Sale of the Freehold.

A landlord's successor becomes bound by all the terms in the lease and likewise

becomes entitled to the benefit of all the tenant's obligations. The benefit of the

guarantor's obligations will generally pass to the new landlord. The successor landlord will be be released from his obligations when he himself sells on at a future date.



Beware the Personal Guarantee.

Guarantors are very commonly required by landlords in leases. This is because the

original or incoming tenant may not have the financial strength by itself to perform the obligations in the lease. Frequently, a group company takes a lease but a “head”

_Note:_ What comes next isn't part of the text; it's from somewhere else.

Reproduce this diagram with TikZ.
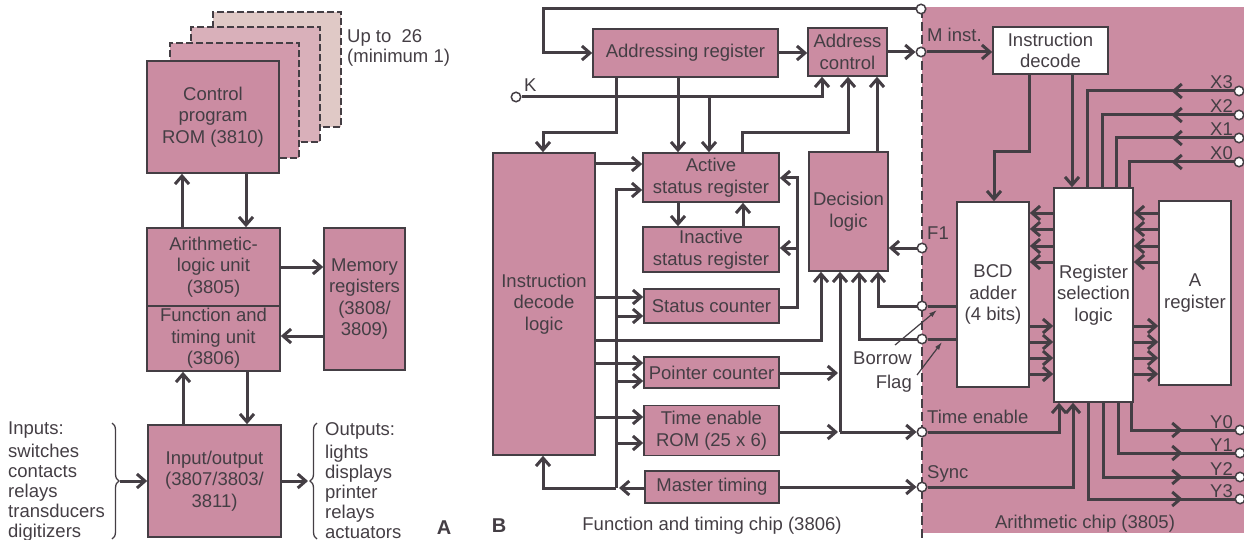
\documentclass[tikz,border=0pt]{standalone}
\usepackage{fontspec}
\setmainfont{Liberation Sans}
\usetikzlibrary{arrows.meta,decorations.pathreplacing,decorations.markings}
\definecolor{chip}{RGB}{203,140,162}
\definecolor{ghostA}{RGB}{210,154,172}
\definecolor{ghostB}{RGB}{217,176,186}
\definecolor{ghostC}{RGB}{224,201,198}
\definecolor{ink}{RGB}{68,62,68}
\begin{document}
\begin{tikzpicture}[x=1pt,y=-1pt,line join=miter,
  font=\fontsize{18.5}{21.5}\selectfont,
  blk/.style={draw=ink,line width=1.6pt,fill=chip,inner sep=0pt,align=center,text=ink},
  wblk/.style={blk,fill=white},
  ghost/.style={draw=ink,line width=1.5pt,dash pattern=on 7pt off 3pt,inner sep=0pt},
  ln/.style={draw=ink,line width=3pt},
  arr/.style={ln,-{Straight Barb[length=8pt,width=14pt]}},
  port/.style={circle,draw=ink,fill=white,line width=1.5pt,minimum size=9.5pt,inner sep=0pt},
  lbl/.style={inner sep=0pt,text=ink},
  midarr/.style={ln,postaction={decorate},decoration={markings,mark=at position #1 with {\arrow{Straight Barb[length=8pt,width=14pt]}}}},
  ptr/.style={draw=ink,line width=1.2pt,-{Latex[length=8pt,width=5pt]}},
  brc/.style={draw=ink,line width=1.3pt,decorate,decoration={brace,amplitude=7pt}},
]
\useasboundingbox (0,0) rectangle (1244,540);

% ---------------- Panel A: system ----------------
\node[ghost,fill=ghostC,minimum width=128pt,minimum height=115pt] (g3) at (277,69.5) {};
\node[ghost,fill=ghostB,minimum width=129pt,minimum height=115pt] (g2) at (255.5,84.5) {};
\node[ghost,fill=ghostA,minimum width=129pt,minimum height=115pt] (g1) at (234.5,100.5) {};
\node[blk,minimum width=132pt,minimum height=112pt] (rom) at (213,117) {Control\\program\\ROM (3810)};
\node[lbl,anchor=north west,align=left,font=\fontsize{18.5}{20}\selectfont] (upto) at (347,29) {Up to\ \ 26\\(minimum 1)};

\node[blk,minimum width=133pt,minimum height=78pt] (alu) at (213.5,267) {Arithmetic-\\logic unit\\(3805)};
\node[blk,minimum width=133pt,minimum height=65pt] (ftu) at (213.5,338.5) {Function and\\timing unit\\(3806)};
\node[blk,minimum width=81pt,minimum height=142pt] (mem) at (364.5,299) {Memory\\registers\\(3808/\\3809)};
\node[blk,minimum width=133pt,minimum height=112pt] (io) at (214.5,481) {Input/output\\(3807/3803/\\3811)};

\draw[arr] (alu.north -| 182,0) -- (rom.south -| 182,0);
\draw[arr] (rom.south -| 246,0) -- (alu.north -| 246,0);
\draw[arr] (alu.east |- 0,267) -- (mem.west |- 0,267);
\draw[arr] (mem.west |- 0,336) -- (ftu.east |- 0,336);
\draw[arr] (io.north -| 183,0) -- (ftu.south -| 183,0);
\draw[arr] (ftu.south -| 247,0) -- (io.north -| 247,0);

\node[lbl,anchor=north west,align=left,font=\fontsize{18.5}{20}\selectfont] (inp) at (8,422)
  {Inputs:\\[3pt]switches\\contacts\\relays\\transducers\\digitizers};
\node[lbl,anchor=north west,align=left,font=\fontsize{18.5}{20}\selectfont] (outp) at (325,422)
  {Outputs:\\[3pt]lights\\displays\\printer\\relays\\actuators};
\draw[brc] (112,423) -- (112,539);
\coordinate (inTip) at (120,481);
\draw[arr] (inTip) -- (io.west |- inTip);
\draw[brc] (317,539) -- (317,423);
\coordinate (outTip) at (308,481);
\draw[arr] (io.east |- outTip) -- (outTip);

\node[lbl,font=\fontsize{20}{24}\bfseries] (tagA) at (444,528) {A};
\node[lbl,font=\fontsize{20}{24}\bfseries] (tagB) at (499,526) {B};

% ---------------- Panel B: chips ----------------
\fill[chip] (922,7) rectangle (1244,533);
\draw[ink,line width=1.2pt,dash pattern=on 9pt off 4pt] (922,9) -- (922,540);

% function and timing chip
\node[blk,minimum width=185pt,minimum height=48pt] (areg) at (685.5,53) {Addressing register};
\node[blk,minimum width=79pt,minimum height=48pt] (actl) at (847.5,52) {Address\\control};
\node[blk,minimum width=102pt,minimum height=302pt] (idl) at (544,304) {Instruction\\decode\\logic};
\node[blk,minimum width=136pt,minimum height=49pt] (asr) at (711,177.5) {Active\\status register};
\node[blk,minimum width=136pt,minimum height=45pt] (isr) at (711,249.5) {Inactive\\status register};
\node[blk,minimum width=135pt,minimum height=34pt] (sc) at (711.5,306) {Status counter};
\node[blk,minimum width=135pt,minimum height=31pt] (pc) at (711.5,372.5) {Pointer counter};
\node[blk,minimum width=135pt,minimum height=50pt] (te) at (711.5,430.5) {Time enable\\ROM (25 x 6)};
\node[blk,minimum width=134pt,minimum height=32pt] (mt) at (712,487) {Master timing};
\node[blk,minimum width=79pt,minimum height=119pt] (dl) at (848.5,211.5) {Decision\\logic};

% pins on the chip boundary
\node[port] (ctop) at (921,9) {};
\node[port] (cm) at (921,52) {};
\node[port] (ck) at (516,97) {};
\node[port] (cf1) at (922,248) {};
\node[port] (cb1) at (922,306) {};
\node[port] (cb2) at (922,339) {};
\node[port] (cte) at (922,432) {};
\node[port] (csync) at (922,487) {};

\node[lbl,anchor=base west] (kl) at (524,91.5) {K};
\node[lbl,anchor=base west] (ml) at (927,41.5) {M inst.};
\node[lbl,anchor=base west] (fl) at (927,239.5) {F1};
\node[lbl,anchor=base west] (tl) at (927,423.5) {Time enable};
\node[lbl,anchor=base west] (sl) at (927,478.5) {Sync};
\node[lbl,anchor=base east] (borrow) at (912,364) {Borrow};
\node[lbl,anchor=base east] (flag) at (912,388) {Flag};
\node[lbl,anchor=base] (capB) at (712,530) {Function and timing chip (3806)};
\node[lbl,anchor=base] (capC) at (1085,528) {Arithmetic chip (3805)};

% address path
\draw[arr] (ctop) -- (543,9) -- (543,53) -- (areg.west);
\draw[arr] (areg.east) -- (areg.east -| actl.west);
\draw[arr] (actl.east |- cm) -- (cm);
\draw[arr] (ck) -- (822,97) -- (actl.south -| 822,0);
\draw[arr] (areg.south -| 616,0) -- (616,133) -- (543,133) -- (idl.north -| 543,0);
\draw[arr] (areg.south -| 678,0) -- (asr.north -| 678,0);
\draw[arr] (709,97) -- (asr.north -| 709,0);
\draw[arr] (asr.north -| 742,0) -- (742,133) -- (848,133) -- (actl.south -| 848,0);
\draw[arr] (dl.north -| 877,0) -- (actl.south -| 877,0);

% status registers
\draw[arr] (idl.east |- 0,164) -- (asr.west |- 0,164);
\draw[arr] (asr.south -| 678,0) -- (isr.north -| 678,0);
\draw[arr] (isr.north -| 743,0) -- (asr.south -| 743,0);
\draw[arr] (sc.east |- 0,307) -- (797,307) -- (797,178) -- (asr.east |- 0,178);
\draw[arr] (797,248) -- (isr.east |- 0,248);

% timing bus
\draw[arr] (mt.west |- 0,488) -- (619,488);
\draw[arr] (616,488) -- (616,190) -- (asr.west |- 0,190);
\draw[arr] (616,488) -- (543,488) -- (idl.south -| 543,0);
\draw[arr] (idl.east |- 0,297) -- (sc.west |- 0,297);
\draw[arr] (616,316) -- (sc.west |- 0,316);
\draw[arr] (idl.east |- 0,363) -- (pc.west |- 0,363);
\draw[arr] (616,381) -- (pc.west |- 0,381);
\draw[arr] (idl.east |- 0,417) -- (te.west |- 0,417);
\draw[arr] (616,443) -- (te.west |- 0,443);

% decision logic inputs
\draw[arr] (idl.east |- 0,340) -- (821,340) -- (dl.south -| 821,0);
\draw[arr] (pc.east |- 0,373) -- (838,373);
\draw[arr] (te.east |- 0,432) -- (838,432);
\draw[arr] (840,432) -- (dl.south -| 840,0);
\draw[arr] (840,432) -- (cte);
\draw[arr] (cb2) -- (859,339) -- (dl.south -| 859,0);
\draw[arr] (cb1) -- (878,306) -- (dl.south -| 878,0);
\draw[arr] (cf1) -- (dl.east |- cf1);
\draw[arr] (mt.east |- csync) -- (csync);

\draw[ptr] (895,345) -- (937,310);
\draw[ptr] (917,375) -- (942,342);

% arithmetic chip
\node[wblk,minimum width=115pt,minimum height=47pt] (idec) at (1050.5,50.5) {Instruction\\decode};
\node[wblk,minimum width=72pt,minimum height=185pt] (bcd) at (993,294.5) {BCD\\adder\\(4 bits)};
\node[wblk,minimum width=79pt,minimum height=214pt] (rsl) at (1093.5,295) {Register\\selection\\logic};
\node[wblk,minimum width=72pt,minimum height=184pt] (areg2) at (1195,293) {A\\register};

\draw[arr] (cm) -- (idec.west |- cm);
\draw[ln] (cb1) -- (bcd.west |- cb1);
\draw[ln] (cb2) -- (bcd.west |- cb2);
\draw[arr] (idec.south -| 1029,0) -- (1029,152) -- (994,152) -- (bcd.north -| 994,0);
\draw[arr] (idec.south -| 1072,0) -- (rsl.north -| 1072,0);
\draw[arr] (cte) -- (1059,432) -- (rsl.south -| 1059,0);
\draw[arr] (csync) -- (1073,487) -- (rsl.south -| 1073,0);

\foreach \y in {213,229,246,262}{
  \draw[arr] (rsl.west |- 0,\y) -- (bcd.east |- 0,\y);
  \draw[arr] (areg2.west |- 0,\y) -- (rsl.east |- 0,\y);
}
\foreach \y in {326,342,358,374}{
  \draw[arr] (bcd.east |- 0,\y) -- (rsl.west |- 0,\y);
  \draw[arr] (rsl.east |- 0,\y) -- (areg2.west |- 0,\y);
}

% X inputs
\node[port] (x3) at (1239,91) {};
\node[port] (x2) at (1239,115) {};
\node[port] (x1) at (1239,138) {};
\node[port] (x0) at (1239,162) {};
\draw[midarr=62pt] (x3) -- (1087,91) -- (rsl.north -| 1087,0);
\draw[midarr=62pt] (x2) -- (1102,115) -- (rsl.north -| 1102,0);
\draw[midarr=62pt] (x1) -- (1116,138) -- (rsl.north -| 1116,0);
\draw[midarr=62pt] (x0) -- (1129,162) -- (rsl.north -| 1129,0);
\node[lbl,anchor=base east] (x3l) at (1233,89) {X3};
\node[lbl,anchor=base east] (x2l) at (1233,113) {X2};
\node[lbl,anchor=base east] (x1l) at (1233,136) {X1};
\node[lbl,anchor=base east] (x0l) at (1233,160) {X0};

% Y outputs
\node[port] (y0) at (1240,430) {};
\node[port] (y1) at (1240,453) {};
\node[port] (y2) at (1240,477) {};
\node[port] (y3) at (1240,499) {};
\draw[midarr=-52pt] (rsl.south -| 1131,0) -- (1131,430) -- (y0);
\draw[midarr=-52pt] (rsl.south -| 1118,0) -- (1118,453) -- (y1);
\draw[midarr=-52pt] (rsl.south -| 1103,0) -- (1103,477) -- (y2);
\draw[midarr=-52pt] (rsl.south -| 1088,0) -- (1088,499) -- (y3);
\node[lbl,anchor=base east] (y0l) at (1233,428) {Y0};
\node[lbl,anchor=base east] (y1l) at (1233,451) {Y1};
\node[lbl,anchor=base east] (y2l) at (1233,475) {Y2};
\node[lbl,anchor=base east] (y3l) at (1233,497) {Y3};
\end{tikzpicture}
\end{document}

company, with more financial strength and depth will guarantee the performance of the tenant’s lease obligations. In the case of smaller companies it would be common that the directors or principal shareholders are required to guarantee the performance of the tenant’s lease obligations. A tenant should always restrict the terms of a guarantee. A Landlord may agree that the guarantee will last of only the first few years of the term only. Alternatively a deposit may be accepted by the Landlord instead of a guarantee. Another form of limitation is to agree a rolling guarantee for the term of the lease but with exposure at any one time to one years rent and outgoings.


Insurance for the Unwary.

The tenant is usually responsible for the cost of insurance to cover:

  • Normal perils such as damage by flood and fire etc;
  • Tenants public liability and employers risks;
  • Damage to plate glass windows;
  • Loss of rent for three years.

The tenant will be obliged to take out his own policy to cover the tenant’s risks and will reimburse to the Landlord the cost of the landlord’s policy covering his risks. It is therefore important to ascertain the cost of insurance before taking on the Lease and if possible to get all the risks insured with the one company to avoid duplication or overlapping of the policies and to make the job of processing a claim easier if there is a problem.


Option to Terminate.

The term or duration of a lease is a matter for negotiation between the landlord and tenant and their agent. Because of the ease at which landlord and tenant rights can now be waived by the tenant (that is the right of the tenant to remain in possession after a period of five years occupancy has elapsed), the term or duration of the lease is commercially significant. The term will be relevant to both landlord and tenant, in that the tenant will be obliged to quit the premises unless he negotiates a longer term. Break options are a matter of agreement. They can allow for either the landlord or tenant to terminate the lease on particular dates. They usually kick in after an agreed period of time has elapsed such a one yeat, three years etc. Some are expressed to be personal and can only be exercised by the original tenant. Some will be free options or some may require an  payment of a sum of money to the landlord representing for example three months or six months rent. Generally they can only be exercised if the tenant is  compliant with its obligations under the lease and the rent is paid up to date. A variation on a break is an option to renew. They are not often found in leases because there may already be a statutory right of renewal. A tenant starting up a new business will seek to agree a short term of say three years along with an option to extend the term if the business is successful.